Endülüs Emevileri, İspanya’daki Son Müslümanlar Değildi
1031 yılı, bugünkü İspanya sınırlarında kurulmuş olan Endülüs Emevi Devleti’nin ortadan kalktığı yıl olmuştur. Endülüs Emevi Devleti’nin yıkılışı, İspanya topraklarındaki İslam hâkimiyetinin sonu olmamıştır. Bundan sonra o coğrafyada yine Sünni devletler kurulmuştur. Merkezleri bugünkü Fas olan Murabıtlar Devleti bunlardan biridir. Hristiyanlara karşı kazandığı zaferlerle meşhur olan Yusuf b. Taşfin, bugünkü Fas ve İspanya’yı ele geçirerek Murabıtlar Devleti’ni kurmuştur.

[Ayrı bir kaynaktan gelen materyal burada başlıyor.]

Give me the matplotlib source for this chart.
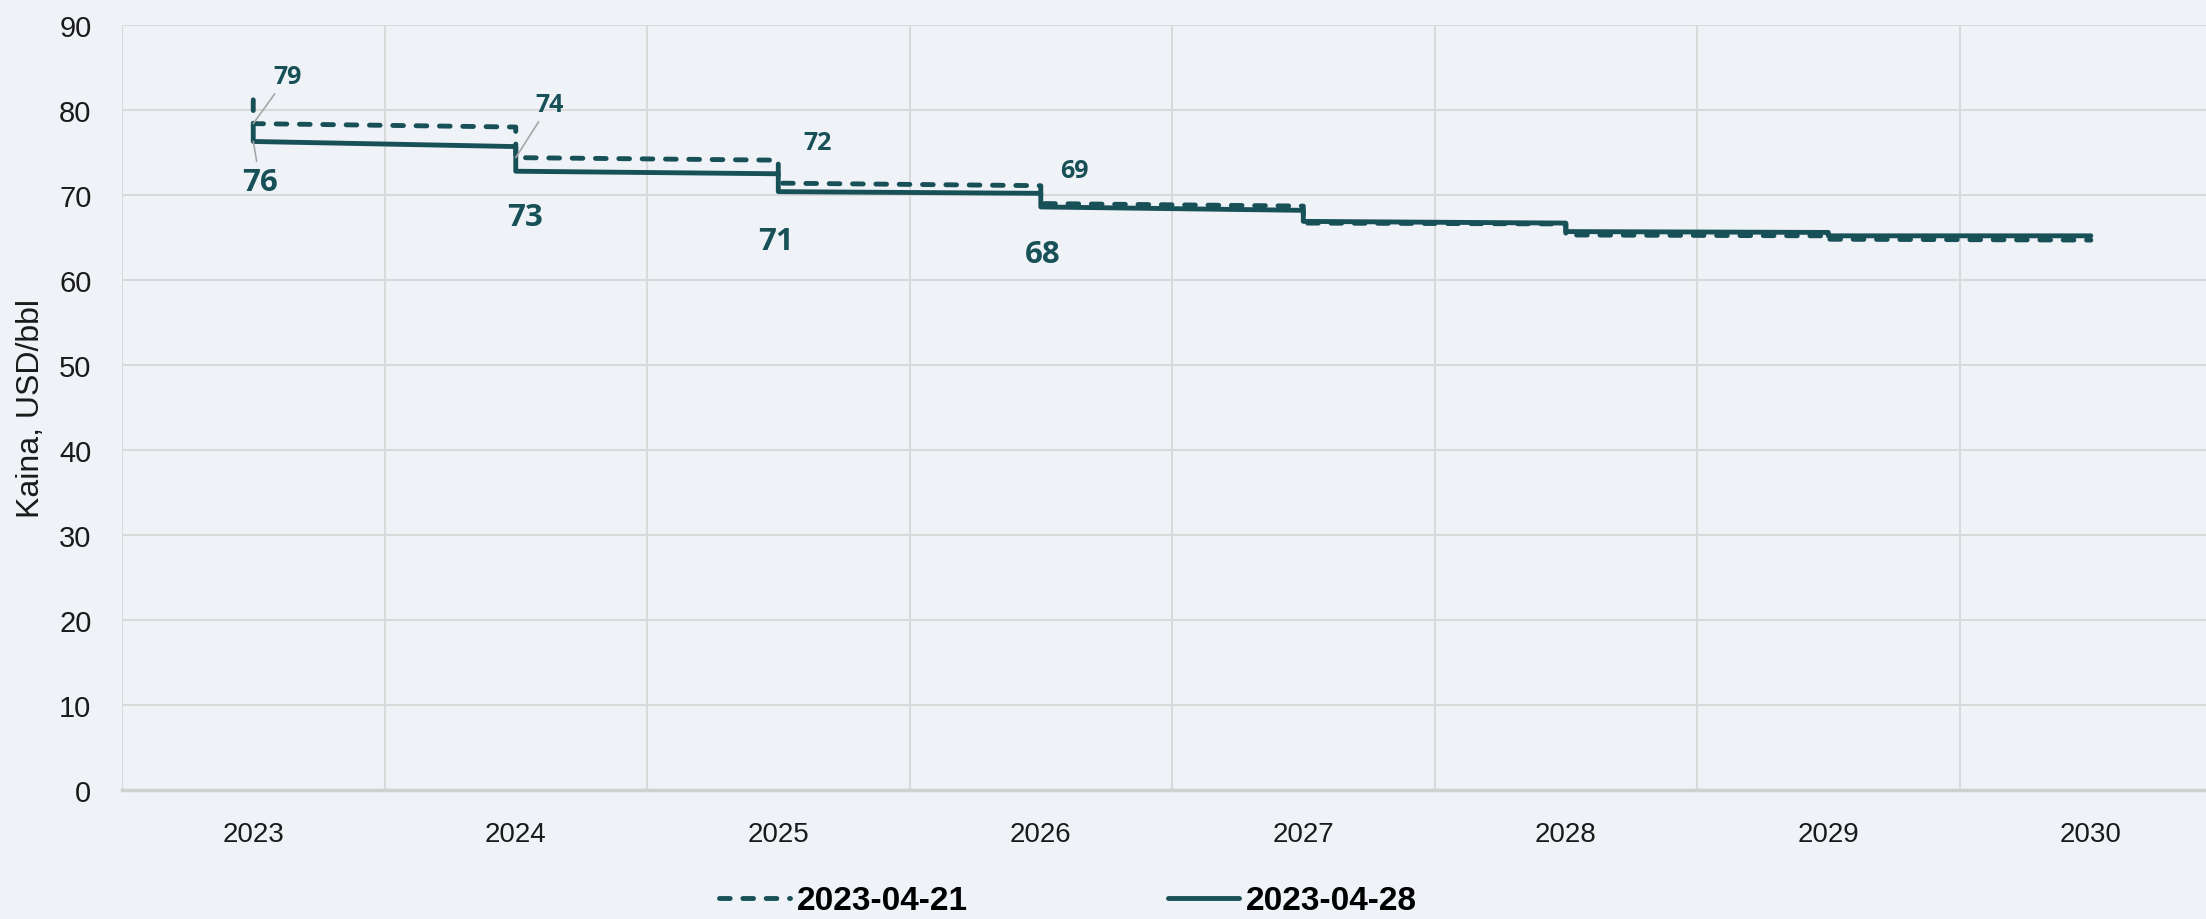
import matplotlib
matplotlib.use('Agg')
import matplotlib.pyplot as plt

# values
years = [2023, 2024, 2025, 2026, 2027, 2028, 2029, 2030]

# 2023-04-21 (dashed): first point, then start/end value of each yearly step
prev_first = 81.2
prev_start = [78.4, 74.4, 71.4, 69.0, 66.7, 65.3, 64.8]
prev_end = [78.0, 74.1, 71.1, 68.7, 66.6, 65.2, 64.7]
prev_labels = [79, 74, 72, 69]

# 2023-04-28 (solid)
curr_first = 78.3
curr_start = [76.3, 72.8, 70.4, 68.6, 66.9, 65.7, 65.2]
curr_end = [75.7, 72.5, 70.2, 68.2, 66.7, 65.6, 65.2]
curr_labels = [76, 73, 71, 68]

series_names = ['2023-04-21', '2023-04-28']

TEAL = '#185058'
BG = '#EFF3F7'
GRID = '#D9D9D9'
SANS = 'Liberation Sans'


def step_path(first, seg_start, seg_end):
    xs, ys = [years[0]], [first]
    for i in range(len(seg_start)):
        xs += [years[i], years[i + 1]]
        ys += [seg_start[i], seg_end[i]]
    return xs, ys


fig = plt.figure(figsize=(22.06, 9.2), dpi=100, facecolor=BG)
ax = fig.add_axes([0.0553, 0.1402, 0.952, 0.8315])
ax.set_facecolor(BG)

x1, y1 = step_path(prev_first, prev_start, prev_end)
x2, y2 = step_path(curr_first, curr_start, curr_end)
ax.plot(x1, y1, color=TEAL, lw=3.5, linestyle=(0, (2.2, 2.6)),
        dash_capstyle='round', solid_joinstyle='round', label=series_names[0], zorder=3)
ax.plot(x2, y2, color=TEAL, lw=3.5, solid_capstyle='round',
        solid_joinstyle='round', label=series_names[1], zorder=3)

# data labels (offsets in points from the step start)
prev_off = [(24.5, 34), (24.5, 38.5), (28, 29.5), (24.5, 24)]
curr_off = [(5, -29), (6.5, -33), (-2, -35.5), (1.5, -34)]
leader = [True, True, False, False]
for i in range(len(prev_labels)):
    arrow = dict(arrowstyle='-', color='#A6A6A6', lw=1.2, shrinkA=2, shrinkB=0) if leader[i] else None
    ax.annotate(str(prev_labels[i]), xy=(years[i], prev_start[i]), xytext=prev_off[i],
                textcoords='offset points', ha='center', va='center',
                fontsize=18, fontweight='bold', family='Open Sans', color=TEAL,
                arrowprops=arrow, zorder=4)
    arrow = dict(arrowstyle='-', color='#A6A6A6', lw=1.2, shrinkA=2, shrinkB=0) if i == 0 else None
    ax.annotate(str(curr_labels[i]), xy=(years[i], curr_start[i]), xytext=curr_off[i],
                textcoords='offset points', ha='center', va='center',
                fontsize=22.5, fontweight='bold', family='Open Sans', color=TEAL,
                arrowprops=arrow, zorder=4)

ax.set_xlim(years[0] - 0.5, years[-1] + 0.5)
ax.set_ylim(0, 90)
ax.set_yticks(range(0, 91, 10))
ax.set_xticks(years)
ax.set_xticks([y - 0.5 for y in years] + [years[-1] + 0.5], minor=True)
ax.grid(axis='y', color=GRID, lw=1.5)
ax.grid(axis='x', which='minor', color=GRID, lw=1.5)
ax.set_axisbelow(True)
ax.tick_params(which='both', length=0)
ax.tick_params(axis='y', pad=22, labelsize=21, labelcolor='#1A1A1A')
ax.tick_params(axis='x', pad=22, labelsize=20, labelcolor='#1A1A1A')
for lab in ax.get_xticklabels() + ax.get_yticklabels():
    lab.set_family(SANS)

for side in ['top', 'right', 'left']:
    ax.spines[side].set_visible(False)
ax.spines['bottom'].set_color('#D0D0D0')
ax.spines['bottom'].set_linewidth(2.5)

ax.set_ylabel('Kaina, USD/bbl', family=SANS, fontsize=23, color='#1A1A1A')
ax.yaxis.set_label_coords(-0.036, 0.5)

leg = fig.legend(loc='center', bbox_to_anchor=(1068 / 2206, 1 - 902 / 920), ncol=2,
                 frameon=False, handlelength=2.13, handletextpad=0.2, columnspacing=6.0,
                 prop={'family': SANS, 'weight': 'bold', 'size': 24})

fig.savefig('out.png', dpi=100, facecolor=BG)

Murabıtlar’ın Mağrib ve Endülüs’ü ele geçirmesi, özellikle IV. Alfonso’ya karşı Zellaka Savaşı’nı kazanması üzerine, Abbasi halifesi Muktedi-Biemrillah tarafından 1086 yılında Yusuf b. Taşfin’e bir menşur gönderilerek “emîr-ül müslimin” unvanı verildi.
Murabıtlar emîr-ül müslimin unvanını benimseyerek hükümdarlıklarının mahallî kimliğini kabul ettiler. Aynı şekilde Abbasiler’i met-bu sayarak halife altında bir unvana itiraz etmediler.
12. yüzyılın ilk yarısında yıkılan Murabıtlar Devleti’nin ardından İspanya’da hüküm süren bir başka İslam devleti Muvahhidler olmuştur. Muvahhidler, Abbasi Devleti’ne bağlılığı reddederek emîr-ül müminin unvanını kullanmışlardır.